**Challenge**
Exactly the lines from the start of the data below through the line that contains "plt.rcParams['font.family'] = ['Lato', 'DejaVu" are to be copied, with pictures left out.

**The input**
---

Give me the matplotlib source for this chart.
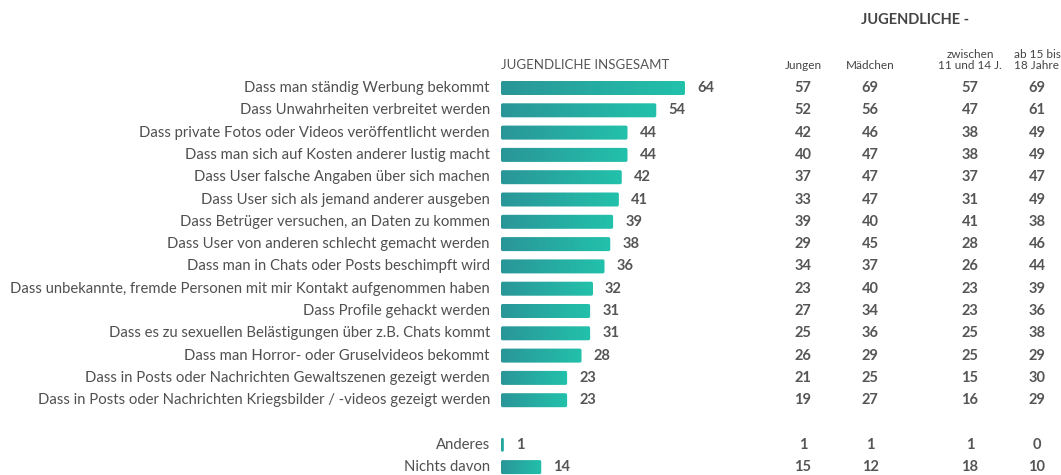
import matplotlib
matplotlib.use("Agg")
import matplotlib.pyplot as plt
import numpy as np
from matplotlib.patches import FancyBboxPatch
from matplotlib.colors import LinearSegmentedColormap
import matplotlib.transforms as mtransforms

plt.rcParams['font.family'] = ['Lato', 'DejaVu Sans']

categories = [
    "Dass man ständig Werbung bekommt",
    "Dass Unwahrheiten verbreitet werden",
    "Dass private Fotos oder Videos veröffentlicht werden",
    "Dass man sich auf Kosten anderer lustig macht",
    "Dass User falsche Angaben über sich machen",
    "Dass User sich als jemand anderer ausgeben",
    "Dass Betrüger versuchen, an Daten zu kommen",
    "Dass User von anderen schlecht gemacht werden",
    "Dass man in Chats oder Posts beschimpft wird",
    "Dass unbekannte, fremde Personen mit mir Kontakt aufgenommen haben",
    "Dass Profile gehackt werden",
    "Dass es zu sexuellen Belästigungen über z.B. Chats kommt",
    "Dass man Horror- oder Gruselvideos bekommt",
    "Dass in Posts oder Nachrichten Gewaltszenen gezeigt werden",
    "Dass in Posts oder Nachrichten Kriegsbilder / -videos gezeigt werden",
    "Anderes",
    "Nichts davon",
]
total = [64, 54, 44, 44, 42, 41, 39, 38, 36, 32, 31, 31, 28, 23, 23, 1, 14]
jungen = [57, 52, 42, 40, 37, 33, 39, 29, 34, 23, 27, 25, 26, 21, 19, 1, 15]
maedchen = [69, 56, 46, 47, 47, 47, 40, 45, 37, 40, 34, 36, 29, 25, 27, 1, 12]
age_11_14 = [57, 47, 38, 38, 37, 31, 41, 28, 26, 23, 23, 25, 25, 15, 16, 1, 18]
age_15_18 = [69, 61, 49, 49, 47, 49, 38, 46, 44, 39, 36, 38, 29, 30, 29, 0, 10]
col_headers = ["Jungen", "Mädchen", "zwischen\n11 und 14 J.", "ab 15 bis\n18 Jahre"]
group_title = "JUGENDLICHE -"
bar_title = "JUGENDLICHE INSGESAMT"

W, H = 1061, 475
fig = plt.figure(figsize=(W / 100, H / 100), dpi=100)
ax = fig.add_axes([0, 0, 1, 1])
x0_px, ppu = 501, 2.875
y0_px, row_px = 88, 22.3
ax.set_xlim(-x0_px / ppu, (W - x0_px) / ppu)
ax.set_ylim((H - y0_px) / row_px, -y0_px / row_px)
ax.axis('off')

ypos = list(range(15)) + [16, 17]
bar_h = 14 / row_px
cmap = LinearSegmentedColormap.from_list("g", ["#2a9598", "#22c2ab"])
grad = np.linspace(0, 1, 256)[None, :]
text_col = "#555555"

for y, v, lab in zip(ypos, total, categories):
    w = max(v, 0.7)
    patch = FancyBboxPatch((0, y - bar_h / 2), w, bar_h,
                           boxstyle="round,pad=0,rounding_size=0.6",
                           mutation_aspect=ppu / row_px,
                           linewidth=0, facecolor="none", edgecolor="none")
    ax.add_patch(patch)
    im = ax.imshow(grad, cmap=cmap, aspect='auto', interpolation='bilinear',
                   extent=(-0.5, w + 0.5, y + bar_h / 2 + 0.1, y - bar_h / 2 - 0.1),
                   zorder=2)
    im.set_clip_path(patch)
    ax.text(w + 12 / ppu, y, str(v), ha='left', va='center', fontsize=10.5,
            fontweight='bold', color=text_col)
    ax.text(-11 / ppu, y, lab, ha='right', va='center', fontsize=10.7,
            color="#505050")

ax.set_xlim(-x0_px / ppu, (W - x0_px) / ppu)
ax.set_ylim((H - y0_px) / row_px, -y0_px / row_px)

trans = mtransforms.blended_transform_factory(fig.transFigure, ax.transData)
col_x = [803, 870, 970, 1037]
for cx, vals, hdr in zip(col_x, [jungen, maedchen, age_11_14, age_15_18], col_headers):
    for y, v in zip(ypos, vals):
        ax.text(cx / W, y, str(v), transform=trans, ha='center', va='center',
                fontsize=10.5, fontweight='bold', color=text_col)
    fig.text(cx / W, 1 - 71 / H, hdr, ha='center', va='bottom', fontsize=8.5,
             color="#444444", linespacing=1.0)

fig.text(915 / W, 1 - 20 / H, group_title, ha='center', va='center',
         fontsize=10.5, fontweight='bold', color="#444444")
fig.text(501 / W, 1 - 65 / H, bar_title, ha='left', va='center',
         fontsize=9.5, color="#555555")

fig.savefig("out.png", dpi=100)
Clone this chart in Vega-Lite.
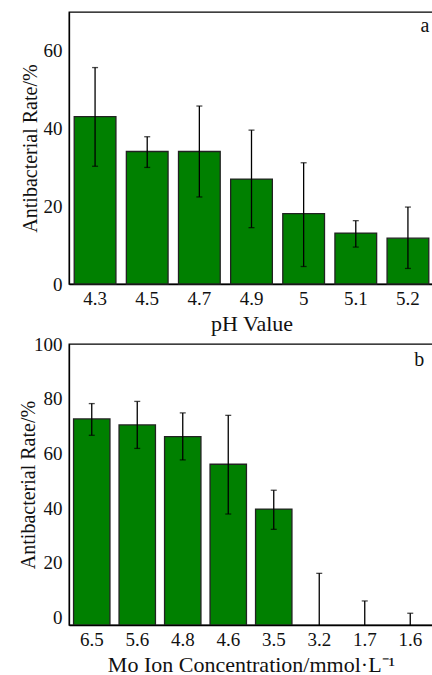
{
  "$schema": "https://vega.github.io/schema/vega-lite/v6.json",
  "padding": {"left": 17, "top": 11, "right": 0, "bottom": 0},
  "background": "white",
  "config": {
    "font": "Liberation Serif",
    "view": {"stroke": "black", "strokeWidth": 1.3},
    "axis": {
      "labelFont": "Liberation Serif",
      "titleFont": "Liberation Serif",
      "labelFontSize": 19,
      "titleFontSize": 20,
      "titleFontWeight": "normal",
      "labelColor": "#111",
      "titleColor": "#111",
      "domainColor": "black",
      "domainWidth": 1.3,
      "tickColor": "black",
      "tickWidth": 1.2,
      "tickSize": 0,
      "grid": false,
      "zindex": 1
    },
    "axisY": {"labelPadding": 7, "titlePadding": 3, "encode": {"ticks": {"update": {"x2": {"value": 5}}}}},
    "axisX": {"labelPadding": 5, "titlePadding": 5, "labelAngle": 0, "titleFontSize": 22, "encode": {"ticks": {"update": {"y2": {"value": -5}}}}}
  },
  "bounds": "flush",
  "spacing": 60,
  "vconcat": [
    {
      "width": 365,
      "height": 272,
      "data": {"values": [
        {"pH": "4.3", "rate": 43.1, "lo": 30.3, "hi": 55.7},
        {"pH": "4.5", "rate": 34.1, "lo": 30.0, "hi": 37.9},
        {"pH": "4.7", "rate": 34.1, "lo": 22.4, "hi": 45.8},
        {"pH": "4.9", "rate": 27.0, "lo": 14.5, "hi": 39.6},
        {"pH": "5", "rate": 18.1, "lo": 4.5, "hi": 31.2},
        {"pH": "5.1", "rate": 13.1, "lo": 9.5, "hi": 16.3},
        {"pH": "5.2", "rate": 11.8, "lo": 4.0, "hi": 19.8}
      ]},
      "encoding": {
        "x": {"field": "pH", "type": "nominal", "sort": null, "title": "pH Value",
              "scale": {"paddingInner": 0.2, "paddingOuter": 0.1}}
      },
      "layer": [
        {
          "mark": {"type": "bar", "color": "#008000", "stroke": "#222", "strokeWidth": 1.3},
          "encoding": {
            "y": {"field": "rate", "type": "quantitative", "title": "Antibacterial Rate/%",
                  "scale": {"domain": [0, 70], "nice": false},
                  "axis": {"values": [0, 20, 40, 60]}}
          }
        },
        {
          "mark": {"type": "rule", "color": "black", "strokeWidth": 1.3},
          "encoding": {"y": {"field": "lo", "type": "quantitative"}, "y2": {"field": "hi"}}
        },
        {
          "mark": {"type": "tick", "color": "black", "size": 6, "thickness": 1.3},
          "encoding": {"y": {"field": "hi", "type": "quantitative"}}
        },
        {
          "mark": {"type": "tick", "color": "black", "size": 6, "thickness": 1.3},
          "encoding": {"y": {"field": "lo", "type": "quantitative"}}
        },
        {
          "data": {"values": [{"label": "a"}]},
          "mark": {"type": "text", "font": "Liberation Serif", "fontSize": 20, "dx": 17, "color": "#111"},
          "encoding": {
            "x": {"datum": "5.2"},
            "y": {"datum": 66.5},
            "text": {"field": "label"}
          }
        }
      ]
    },
    {
      "width": 364,
      "height": 281,
      "data": {"values": [
        {"conc": "6.5", "rate": 72.6, "lo": 66.6, "hi": 78.2},
        {"conc": "5.6", "rate": 70.4, "lo": 61.8, "hi": 79.0},
        {"conc": "4.8", "rate": 66.1, "lo": 57.6, "hi": 74.8},
        {"conc": "4.6", "rate": 56.0, "lo": 37.8, "hi": 73.9},
        {"conc": "3.5", "rate": 39.6, "lo": 32.2, "hi": 46.5},
        {"conc": "3.2", "rate": null, "lo": -26, "hi": 16.1},
        {"conc": "1.7", "rate": null, "lo": -16, "hi": 6.0},
        {"conc": "1.6", "rate": null, "lo": -11.5, "hi": 1.5}
      ]},
      "encoding": {
        "x": {"field": "conc", "type": "nominal", "sort": null, "title": "Mo Ion Concentration/mmol·L⁻¹",
              "scale": {"paddingInner": 0.2, "paddingOuter": 0.1}}
      },
      "layer": [
        {
          "mark": {"type": "bar", "color": "#008000", "stroke": "#222", "strokeWidth": 1.3, "clip": true},
          "encoding": {
            "y": {"field": "rate", "type": "quantitative", "title": "Antibacterial Rate/%",
                  "scale": {"domain": [-2.8, 100], "nice": false, "zero": false},
                  "axis": {"values": [0, 20, 40, 60, 80, 100], "titlePadding": -5}},
            "y2": {"datum": -2.8}
          }
        },
        {
          "mark": {"type": "rule", "color": "black", "strokeWidth": 1.3, "clip": true},
          "encoding": {"y": {"field": "lo", "type": "quantitative"}, "y2": {"field": "hi"}}
        },
        {
          "mark": {"type": "tick", "color": "black", "size": 6, "thickness": 1.3, "clip": true},
          "encoding": {"y": {"field": "hi", "type": "quantitative"}}
        },
        {
          "mark": {"type": "tick", "color": "black", "size": 6, "thickness": 1.3, "clip": true},
          "encoding": {"y": {"field": "lo", "type": "quantitative"}}
        },
        {
          "data": {"values": [{"label": "b"}]},
          "mark": {"type": "text", "font": "Liberation Serif", "fontSize": 20, "dx": 9, "color": "#111"},
          "encoding": {
            "x": {"datum": "1.6"},
            "y": {"datum": 94},
            "text": {"field": "label"}
          }
        }
      ]
    }
  ]
}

---

**The reply**
Give me the matplotlib source for this chart.
import matplotlib
matplotlib.use("Agg")
import matplotlib.pyplot as plt
import numpy as np
from matplotlib.patches import FancyBboxPatch
from matplotlib.colors import LinearSegmentedColormap
import matplotlib.transforms as mtransforms

plt.rcParams['font.family'] = ['Lato', 'DejaVu Sans']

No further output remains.